**Task to complete:**
Every line from the one with "Emit a Python" to the one with "from plotly.subplots import make_subplots", including those two, is to be copied exactly; all other lines of the entries below are left out.

**Record excerpts:**
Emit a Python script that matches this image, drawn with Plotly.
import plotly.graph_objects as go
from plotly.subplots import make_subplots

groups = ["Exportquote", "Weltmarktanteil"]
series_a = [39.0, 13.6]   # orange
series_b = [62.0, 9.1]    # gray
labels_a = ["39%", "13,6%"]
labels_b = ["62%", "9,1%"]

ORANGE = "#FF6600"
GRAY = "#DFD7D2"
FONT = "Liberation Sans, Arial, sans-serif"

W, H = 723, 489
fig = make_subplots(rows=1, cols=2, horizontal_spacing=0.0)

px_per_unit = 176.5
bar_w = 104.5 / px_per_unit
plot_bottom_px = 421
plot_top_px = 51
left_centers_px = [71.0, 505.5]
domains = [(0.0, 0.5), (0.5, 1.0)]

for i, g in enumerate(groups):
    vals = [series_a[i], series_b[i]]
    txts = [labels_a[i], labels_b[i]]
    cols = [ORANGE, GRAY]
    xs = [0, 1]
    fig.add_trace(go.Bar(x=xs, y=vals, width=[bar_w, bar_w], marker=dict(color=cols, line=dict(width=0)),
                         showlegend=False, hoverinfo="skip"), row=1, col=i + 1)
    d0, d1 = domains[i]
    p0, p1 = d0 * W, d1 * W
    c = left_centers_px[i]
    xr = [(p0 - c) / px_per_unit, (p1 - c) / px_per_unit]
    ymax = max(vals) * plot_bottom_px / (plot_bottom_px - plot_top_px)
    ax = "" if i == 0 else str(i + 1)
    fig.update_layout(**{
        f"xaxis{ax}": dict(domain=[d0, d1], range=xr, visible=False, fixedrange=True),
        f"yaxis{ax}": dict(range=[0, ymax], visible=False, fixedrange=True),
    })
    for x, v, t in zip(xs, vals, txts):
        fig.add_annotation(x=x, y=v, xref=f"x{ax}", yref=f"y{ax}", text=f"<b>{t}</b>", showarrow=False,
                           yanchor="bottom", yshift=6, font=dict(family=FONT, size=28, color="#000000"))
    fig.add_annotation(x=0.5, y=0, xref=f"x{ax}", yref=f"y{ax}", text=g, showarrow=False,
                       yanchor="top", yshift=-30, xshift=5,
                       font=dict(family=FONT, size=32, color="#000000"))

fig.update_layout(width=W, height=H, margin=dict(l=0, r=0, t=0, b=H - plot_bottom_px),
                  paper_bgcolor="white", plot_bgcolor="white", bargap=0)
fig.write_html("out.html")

* * *

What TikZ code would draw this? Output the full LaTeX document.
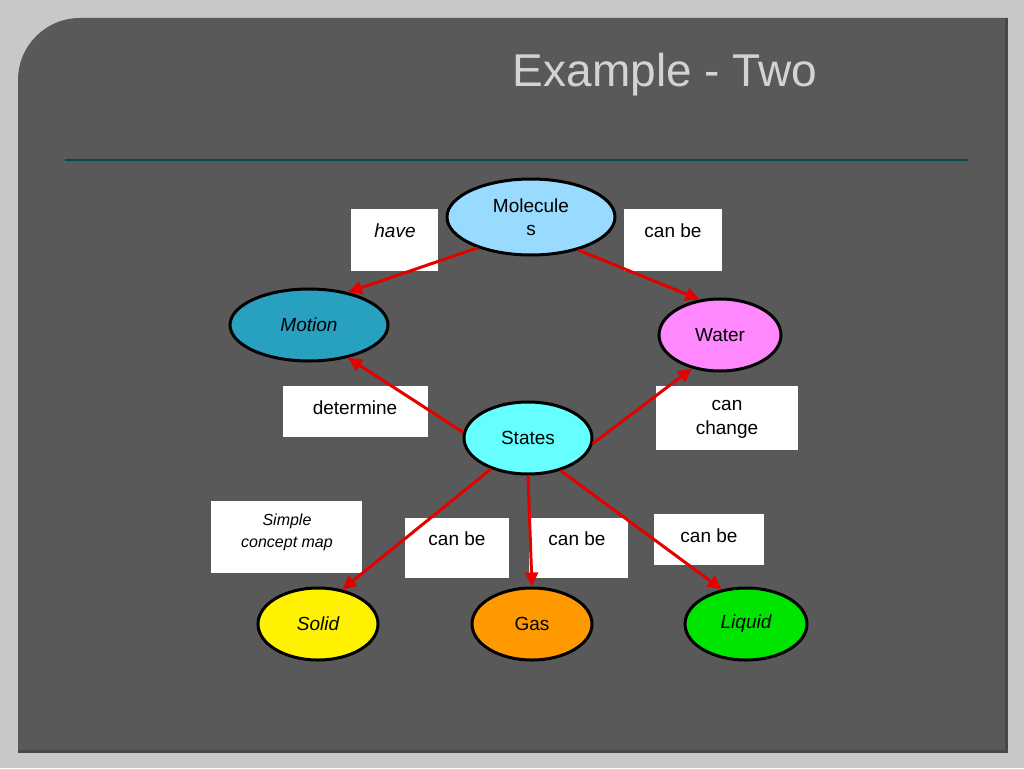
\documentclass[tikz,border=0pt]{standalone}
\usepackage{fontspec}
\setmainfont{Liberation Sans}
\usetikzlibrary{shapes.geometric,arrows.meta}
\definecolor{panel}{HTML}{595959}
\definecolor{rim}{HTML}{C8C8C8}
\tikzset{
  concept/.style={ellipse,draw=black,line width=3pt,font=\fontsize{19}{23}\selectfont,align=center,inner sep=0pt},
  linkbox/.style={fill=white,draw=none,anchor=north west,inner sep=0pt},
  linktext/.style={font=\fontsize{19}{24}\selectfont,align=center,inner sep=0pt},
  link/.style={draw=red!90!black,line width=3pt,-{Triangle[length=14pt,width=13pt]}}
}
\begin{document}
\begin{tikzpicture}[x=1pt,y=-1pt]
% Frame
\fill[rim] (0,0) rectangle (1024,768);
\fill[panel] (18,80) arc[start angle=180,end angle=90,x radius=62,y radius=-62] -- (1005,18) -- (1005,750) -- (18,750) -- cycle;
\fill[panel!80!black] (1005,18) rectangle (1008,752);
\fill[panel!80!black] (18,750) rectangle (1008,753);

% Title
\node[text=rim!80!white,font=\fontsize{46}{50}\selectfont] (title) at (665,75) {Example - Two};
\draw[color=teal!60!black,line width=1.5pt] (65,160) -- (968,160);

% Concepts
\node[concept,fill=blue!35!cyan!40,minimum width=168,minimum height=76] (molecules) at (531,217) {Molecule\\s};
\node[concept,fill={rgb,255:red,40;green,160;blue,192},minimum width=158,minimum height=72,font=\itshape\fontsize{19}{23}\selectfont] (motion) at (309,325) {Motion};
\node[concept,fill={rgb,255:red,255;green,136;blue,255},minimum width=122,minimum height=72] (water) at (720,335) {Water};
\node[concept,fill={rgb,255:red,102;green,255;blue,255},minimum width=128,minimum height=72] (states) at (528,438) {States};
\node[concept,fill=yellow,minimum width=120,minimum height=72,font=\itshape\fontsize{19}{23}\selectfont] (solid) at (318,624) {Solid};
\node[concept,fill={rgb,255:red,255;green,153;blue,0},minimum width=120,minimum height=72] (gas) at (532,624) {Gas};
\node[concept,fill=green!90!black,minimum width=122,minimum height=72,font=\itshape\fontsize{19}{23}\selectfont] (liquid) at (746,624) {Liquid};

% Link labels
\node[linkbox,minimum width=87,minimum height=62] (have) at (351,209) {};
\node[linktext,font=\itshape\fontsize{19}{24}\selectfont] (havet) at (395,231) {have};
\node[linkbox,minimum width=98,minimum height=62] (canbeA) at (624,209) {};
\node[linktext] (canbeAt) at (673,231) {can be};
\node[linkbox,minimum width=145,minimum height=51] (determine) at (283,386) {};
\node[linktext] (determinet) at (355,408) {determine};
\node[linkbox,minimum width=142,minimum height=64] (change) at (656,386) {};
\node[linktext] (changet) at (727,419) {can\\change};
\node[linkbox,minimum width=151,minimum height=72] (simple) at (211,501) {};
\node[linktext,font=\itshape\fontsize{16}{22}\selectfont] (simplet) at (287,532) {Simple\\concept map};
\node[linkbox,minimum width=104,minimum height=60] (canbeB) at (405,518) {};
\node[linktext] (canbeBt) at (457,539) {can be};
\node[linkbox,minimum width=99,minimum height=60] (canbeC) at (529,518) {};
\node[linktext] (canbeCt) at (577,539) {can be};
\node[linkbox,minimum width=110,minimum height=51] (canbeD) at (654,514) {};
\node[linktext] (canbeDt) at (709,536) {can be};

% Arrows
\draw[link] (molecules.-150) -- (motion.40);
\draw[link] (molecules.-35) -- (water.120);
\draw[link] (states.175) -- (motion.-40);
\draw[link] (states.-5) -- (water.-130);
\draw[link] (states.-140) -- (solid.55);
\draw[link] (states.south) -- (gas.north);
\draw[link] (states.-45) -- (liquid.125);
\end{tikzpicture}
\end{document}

**Final result:**
Emit a Python script that matches this image, drawn with Plotly.
import plotly.graph_objects as go
from plotly.subplots import make_subplots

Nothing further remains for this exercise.